• We have updated the guidelines regarding posting political content: please see the stickied thread on Website Issues.

Repatriation Of Relics & Antiquities: News & Specific Cases

a) Because we acquired them legally, and have cherished and preserved them.

b) Because if we establish a precedent by returning them, what's next? Our museums would be virtually empty.

maximus otter

Elgin bought them off the Ottomans who were occupying Greece, the legality of this is dubious at best

So what?

Always the ambassador for foreign relations that he is, I think Max is suggesting that the Greek Government should take a note from the aforementioned case, viz;

our reply is as follows: fuck off.

Yeah i'm aware of that famous case. I suppose I believe there is a morality that transcends law. Trying very hard not to stray into politics here but nonsense like that makes it hard not to.
 
.Trying very hard not to stray into politics here but nonsense like that makes it hard not to.

Yeah. Not a few people of my grandfather's generation had the opinion that foreign folks were often a leaderless rabble, only worthy of mockery, and that it took the British to 'properly organise' anything. In truth, even some of our very own kings and politicians have been reckless, mercenary, and wilful vandals e.g. we no longer have Thomas Becket's shrine, due to Henry VIII's ignorance, greed and self-righteousness.
 
When will The Louvre return the Mona Lisa to Italy?
If The Prado had to return all of its non-Spanish exhibits to their place of origin, it would just be a large empty warehouse.
 
I don't believe it ever belonged to the Italian state.

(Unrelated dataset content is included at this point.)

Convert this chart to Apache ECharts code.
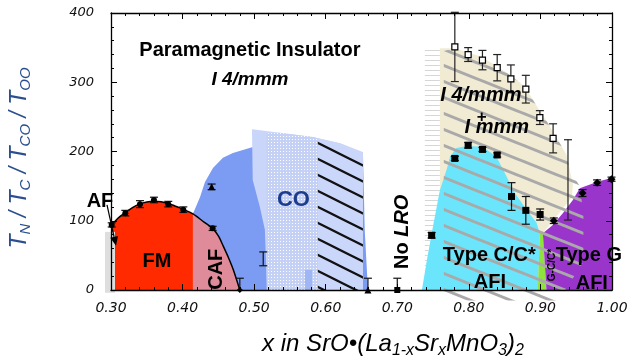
<!DOCTYPE html>
<html>
<head>
<meta charset="utf-8">
<script src="https://cdn.jsdelivr.net/npm/echarts@6/dist/echarts.min.js"></script>
<style>
  html, body { margin: 0; padding: 0; background: #fff; }
  #chart { width: 636px; height: 360px; }
</style>
</head>
<body>
<div id="chart"></div>
<script>
// ---------- phase regions: outlines as [x, T (K)] ----------
const fmBoundary = [[0.301,94],[0.31,104],[0.32,112],[0.33,119],[0.34,124],[0.35,127],[0.36,128],[0.37,127.5],
  [0.38,125],[0.39,121],[0.40,117],[0.4145,110],[0.43,98],[0.442,89],[0.45,78],[0.457,63],[0.464,47],[0.471,29],[0.48,0]];
const afStrip = [[0.2916,-4],[0.3056,-4],[0.3056,84],[0.2916,84]];
const coBaseEdge = [[0.4145,110],[0.4243,134],[0.4313,156],[0.4425,176],[0.4564,191],[0.4704,198],[0.49,204],
  [0.497,206],[0.652,199],[0.6545,87],[0.659,0]];
const coRegion = [[0.497,232],[0.536,227],[0.582,221],[0.620,212],[0.652,199],[0.652,0],[0.518,0],
  [0.515,87],[0.508,120],[0.498,159]];
const coDotted = [[0.5175,226],[0.536,227],[0.582,221],[0.589,219],[0.589,0],[0.5175,0]];
const coHatched = [[0.589,219],[0.620,212],[0.652,199],[0.652,0],[0.589,0]];
const coBar = [[0.571,0],[0.571,29],[0.581,29],[0.581,0]];
const stripeBand = [[0.7385,352],[0.7595,352],[0.7595,144],[0.7497,91],[0.7413,43],[0.7385,25]];
const tetragonal = [[0.7595,0],[0.7595,349],[0.7804,349],[0.8177,337],[0.8545,313],[0.8782,294],[0.8922,270],
  [0.9103,241],[0.9243,217],[0.9365,195],[0.9411,173],[0.9453,152],[0.944,134],[0.9034,82],[0.9034,0]];
const typeC = [[0.7344,0],[0.7413,43],[0.7497,91],[0.7595,144],[0.7693,175],[0.7735,192],[0.7828,205],[0.7968,208],
  [0.8196,207],[0.8387,192],[0.8527,164],[0.8643,140],[0.8806,116],[0.8946,97],[0.8992,82],[0.8964,0]];
const mixedGC = [[0.8964,0],[0.8992,82],[0.9034,82],[0.9084,0]];
const typeG = [[0.9084,0],[0.9034,82],[0.9173,94],[0.9313,111],[0.9453,130],[0.955,147],[0.9788,156],[1.0,162],[1.0,0]];
const hatchZone = [[0.765,345],[0.7804,349],[0.8177,337],[0.8545,313],[0.8782,294],[0.8922,270],[0.9103,241],
  [0.9243,217],[0.9365,195],[0.9411,173],[0.955,150],[0.96,110],[0.96,40],[0.925,-15],[0.765,-15]];

// ---------- measured transitions: [x, T, error] ----------
const fmTc = [[0.301,94,3],[0.32,111,4],[0.3405,124,5],[0.36,130,4],[0.38,124,4],[0.401,116,4],[0.442,89,3]];
const coOnset = [[0.4406,149,4]];
const coBroad = [[0.5127,45,10]];
const zeroCircle = [[0.48,0,17]];
const zeroTriangle = [[0.659,0,17]];
const zeroSquare = [[0.70,0,17]];
const tOO = [[0.7804,351,50],[0.799,340,10],[0.819,332,14],[0.8396,321,19],[0.8587,305,20],[0.8796,290,20],
  [0.8992,249,10],[0.9177,219,21]];
const tOOBroad = [[0.9385,159,58]];
const tnTypeC = [[0.748,79,4],[0.7804,190,3],[0.799,209,4],[0.819,203,3],[0.8396,195,3],[0.8596,135,20],
  [0.8796,115,20],[0.8996,109,8]];
const tnTypeG = [[0.9187,100,4],[0.9588,140,5],[0.9792,155,4],[0.9993,160,3]];

// ---------- helpers ----------
const SANS = '"Liberation Sans", Arial, Helvetica, sans-serif';
const TICK_FONT = '"DejaVu Sans", sans-serif';

function pattern(w, h, draw) {
  const c = document.createElement('canvas');
  c.width = w; c.height = h;
  draw(c.getContext('2d'), w, h);
  return { image: c, repeat: 'repeat' };
}
function slantLines(color, lw, bg) {
  return function (g, w, h) {
    if (bg) { g.fillStyle = bg; g.fillRect(0, 0, w, h); }
    g.strokeStyle = color; g.lineWidth = lw;
    for (let k = -1; k <= 1; k++) {
      g.beginPath(); g.moveTo(-2, k * h - 2 * h / w); g.lineTo(w + 2, k * h + h + 2 * h / w); g.stroke();
    }
  };
}
const grayHatch = pattern(40, 16, slantLines('#a9a9a9', 3, null));
const blackHatch = pattern(32, 16, slantLines('#111', 2.3, '#cad7fa'));
const dots = pattern(3, 3, (g) => {
  g.fillStyle = '#c4d1f5'; g.fillRect(0, 0, 3, 3);
  g.fillStyle = '#ffffff'; g.fillRect(1, 1, 1, 1);
});
const stripes = pattern(4, 5, (g) => {
  g.fillStyle = '#ffffff'; g.fillRect(0, 0, 4, 5);
  g.fillStyle = '#d6d6d6'; g.fillRect(0, 0, 4, 1);
});

let zi = 1;
function region(name, outline, fill) {
  return {
    type: 'custom', name, silent: true, z: zi++, animation: false,
    data: [outline[0]],
    renderItem: (params, api) => ({
      type: 'polygon',
      shape: { points: outline.map(p => api.coord(p)) },
      style: { fill: fill, stroke: null }
    })
  };
}

function errorBars(name, pts, color) {
  return {
    type: 'custom', name, silent: true, z: 40, animation: false,
    data: pts.map(p => [p[0], p[1], Math.max(0, p[1] - p[2]), p[1] + p[2]]),
    renderItem: (params, api) => {
      const lo = api.coord([api.value(0), api.value(2)]);
      const hi = api.coord([api.value(0), api.value(3)]);
      const st = { stroke: color, lineWidth: 1.2 };
      const kids = [
        { type: 'line', shape: { x1: hi[0], y1: hi[1], x2: lo[0], y2: lo[1] }, style: st },
        { type: 'line', shape: { x1: hi[0] - 4, y1: hi[1], x2: hi[0] + 4, y2: hi[1] }, style: st }
      ];
      if (api.value(2) > 0) {
        kids.push({ type: 'line', shape: { x1: lo[0] - 4, y1: lo[1], x2: lo[0] + 4, y2: lo[1] }, style: st });
      }
      return { type: 'group', children: kids };
    }
  };
}

function markers(name, pts, symbol, size, fill, border) {
  return {
    type: 'scatter', name, silent: true, z: 50, animation: false,
    symbol, symbolSize: size,
    itemStyle: { color: fill, borderColor: border || fill, borderWidth: border ? 1.2 : 0, opacity: 1 },
    data: pts.map(p => [p[0], p[1]])
  };
}

// text placed at data coordinates
const bold = { fontWeight: 'bold', fontFamily: SANS, fill: '#000' };
const annotations = [
  { x: 0.4941, y: 346, text: 'Paramagnetic Insulator', size: 20 },
  { x: 0.4941, y: 303, text: 'I 4/mmm', size: 19, italic: true },
  { x: 0.2846, y: 128, text: 'AF', size: 20 },
  { x: 0.3642, y: 41, text: 'FM', size: 20 },
  { x: 0.448, y: 30, text: 'CAF', size: 20, rot: Math.PI / 2 },
  { x: 0.5549, y: 130, text: 'CO', size: 22, color: '#1d3d8c' },
  { x: 0.7078, y: 84, text: '{a|No} {b|LRO}', size: 20, rot: Math.PI / 2,
    rich: { a: { fontSize: 20, fontWeight: 'bold', fontFamily: SANS },
            b: { fontSize: 20, fontWeight: 'bold', fontStyle: 'italic', fontFamily: SANS } } },
  { x: 0.8168, y: 281, text: 'I 4/mmm', size: 20, italic: true },
  { x: 0.839, y: 234, text: 'I mmm', size: 20, italic: true },
  { x: 0.818, y: 250, text: '+', size: 17 },
  { x: 0.8286, y: 50, text: 'Type C/C*', size: 20 },
  { x: 0.8293, y: 11, text: 'AFI', size: 20 },
  { x: 0.9159, y: 36, text: 'G-C/C*', size: 10, rot: Math.PI / 2 },
  { x: 0.9676, y: 50, text: 'Type G', size: 20 },
  { x: 0.9718, y: 10, text: 'AFI', size: 20 }
];

const series = [
  region('FM', [[fmBoundary[0][0], 0], ...fmBoundary.filter(p => p[0] <= 0.4145), [0.4145, 0]], '#ff2a00'),
  region('AF', afStrip, '#dedede'),
  region('CAF', [[0.4145, 0], ...fmBoundary.filter(p => p[0] >= 0.4145)], '#e08b99'),
  region('CO base', [...coBaseEdge, ...fmBoundary.filter(p => p[0] >= 0.4145).reverse()], '#7b9cf2'),
  region('CO', coRegion, '#c9d6fa'),
  region('CO dotted', coDotted, dots),
  region('CO hatched', coHatched, blackHatch),
  region('CO bar', coBar, '#9fb6f5'),
  region('stripes', stripeBand, stripes),
  region('I4/mmm', tetragonal, '#f1ebd4'),
  region('Type C', typeC, '#6be5fb'),
  region('G-C', mixedGC, '#8fe23b'),
  region('Type G', typeG, '#9a35cc'),
  region('Immm', hatchZone, grayHatch),
  {
    type: 'line', name: 'FM boundary', data: fmBoundary, showSymbol: false, silent: true, z: 30,
    animation: false, smooth: 0.3, lineStyle: { color: '#000', width: 1.5 }
  },
  {
    type: 'custom', name: 'AF pointer', silent: true, z: 45, animation: false,
    data: [[0.2944, 123]],
    renderItem: (params, api) => {
      const a = api.coord([0.2944, 123]);
      const b = api.coord([0.307, 64]);
      const dx = b[0] - a[0], dy = b[1] - a[1], L = Math.hypot(dx, dy);
      const ux = dx / L, uy = dy / L;
      const base = [b[0] - ux * 9, b[1] - uy * 9];
      return {
        type: 'group', children: [
          { type: 'line', shape: { x1: a[0], y1: a[1], x2: base[0], y2: base[1] }, style: { stroke: '#000', lineWidth: 1.2 } },
          { type: 'polygon', shape: { points: [b, [base[0] - uy * 4, base[1] + ux * 4], [base[0] + uy * 4, base[1] - ux * 4]] },
            style: { fill: '#000' } }
        ]
      };
    }
  },
  errorBars('FM err', fmTc, '#111'),
  errorBars('CO err', coOnset.concat(coBroad), '#111'),
  errorBars('zero err', zeroCircle.concat(zeroTriangle, zeroSquare), '#111'),
  errorBars('OO err', tOO.concat(tOOBroad), '#222'),
  errorBars('C err', tnTypeC, '#111'),
  errorBars('G err', tnTypeG, '#111'),
  markers('T_C', fmTc, 'circle', 6, '#000'),
  markers('CO onset', coOnset, 'triangle', 7, '#000'),
  markers('zero circle', zeroCircle, 'diamond', 6, '#000'),
  markers('zero triangle', zeroTriangle, 'triangle', 7, '#000'),
  markers('zero square', zeroSquare, 'rect', 6, '#000'),
  markers('T_OO', tOO, 'rect', 6, '#fff', '#000'),
  markers('T_N C', tnTypeC, 'rect', 7, '#000'),
  markers('T_N G', tnTypeG, 'diamond', 8, '#000'),
  {
    type: 'custom', name: 'labels', silent: true, z: 60, animation: false,
    data: annotations.map(a => [a.x, a.y]),
    renderItem: (params, api) => {
      const a = annotations[params.dataIndex];
      const p = api.coord([a.x, a.y]);
      return {
        type: 'text', x: p[0], y: p[1], rotation: a.rot || 0,
        style: {
          text: a.text, rich: a.rich,
          fontSize: a.size, fontWeight: 'bold', fontStyle: a.italic ? 'italic' : 'normal',
          fontFamily: SANS, fill: a.color || '#000',
          align: 'center', verticalAlign: 'middle', textAlign: 'center', textVerticalAlign: 'middle'
        }
      };
    }
  }
];

const frameLine = { show: true, onZero: false, lineStyle: { color: '#000', width: 1.3 } };
const tick = { show: true, inside: true, length: 6, lineStyle: { color: '#000', width: 1 } };
const minor = { show: true, splitNumber: 5, length: 3, lineStyle: { color: '#000', width: 1 } };

const chart = echarts.init(document.getElementById('chart'), null, { renderer: 'canvas' });
chart.setOption({
  animation: false,
  backgroundColor: '#fff',
  grid: { left: 111, right: 24, top: 13, bottom: 70 },
  xAxis: [
    {
      type: 'value', min: 0.3, max: 1.0, interval: 0.1, z: 80,
      axisLine: frameLine, axisTick: tick, minorTick: minor, splitLine: { show: false },
      axisLabel: {
        formatter: v => v.toFixed(2), margin: 11, color: '#111',
        fontFamily: TICK_FONT, fontStyle: 'italic', fontSize: 14
      }
    },
    {
      type: 'value', position: 'top', min: 0.3, max: 1.0, interval: 0.1, z: 80,
      axisLine: frameLine, axisTick: tick, minorTick: minor, splitLine: { show: false },
      axisLabel: { show: false }
    }
  ],
  yAxis: [
    {
      type: 'value', min: 0, max: 400, interval: 100, z: 80,
      axisLine: frameLine, axisTick: tick, minorTick: minor, splitLine: { show: false },
      axisLabel: { margin: 17, color: '#111', fontFamily: TICK_FONT, fontStyle: 'italic', fontSize: 13 }
    },
    {
      type: 'value', position: 'right', min: 0, max: 400, interval: 100, z: 80,
      axisLine: frameLine, axisTick: tick, minorTick: minor, splitLine: { show: false },
      axisLabel: { show: false }
    }
  ],
  graphic: [
    {
      type: 'text', x: 20, y: 158, rotation: Math.PI / 2, z: 100,
      style: {
        text: '{t|T}{s|N}{t| / T}{s|C}{t| / T}{s|CO}{t| / T}{s|OO}',
        align: 'center', verticalAlign: 'middle', fill: '#2b4f8e',
        rich: {
          t: { fontSize: 23, fontStyle: 'italic', fontFamily: SANS, fill: '#2b4f8e' },
          s: { fontSize: 15, fontStyle: 'italic', fontFamily: SANS, fill: '#2b4f8e', padding: [12, 0, 0, 0] }
        }
      }
    },
    {
      type: 'text', x: 393, y: 344, z: 100,
      style: {
        text: '{t|x in SrO•(La}{s|1-x}{t|Sr}{s|x}{t|MnO}{s|3}{t|)}{s|2}',
        align: 'center', verticalAlign: 'middle', fill: '#000',
        rich: {
          t: { fontSize: 24, fontStyle: 'italic', fontFamily: SANS, fill: '#000' },
          s: { fontSize: 16, fontStyle: 'italic', fontFamily: SANS, fill: '#000', padding: [13, 0, 0, 0] }
        }
      }
    }
  ],
  series: series
});
</script>
</body>
</html>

Didn't it go from Leonardo to Francis II and thereafter to France?

Not sure to be honest.
But is the consensus here that museums should return all exhibits, even when they had been paid for, to their countries of origin?
I suspect the Louvre, Prado, Pergamonmuseum etc. would have a thing or two to say about that.
 
While the moral or ethical question of the return of the marbles has always been a contentious issue, this recent flurry of care is misguided.
The BM cannot 'repatriate' any object - the law stopping this would have to be repealed. What the BM was discussing was a loan agreement, limiting the period of the marbles in Greece, along with an exchange exhibit.
Other private collections, such as the Horniman (a favourite with me), can make the decision for repatriation because they are, well, private collections.
My view? Considering the dodgy means with which they were purchased, I can't see the value in keeping them. They aren't part of our national heritage - they are to Greece. The moral high ground the UK would gain by the return would aid our claim to having a strength in 'soft diplomacy'. And it's not as if the BM haven't got other items to display.
Holding out on returning them sounds so petulant, it's like someone who buys a laptop off a burglar refusing to return it to the owner.
 
But I have met some scholars who think so.

However they are in a minority
 
But I have met some scholars who think so.

However they are in a minority

Scholars think what they think. The question is is the consensus here that museums should return all exhibits, even when they had been paid for, to their countries of origin?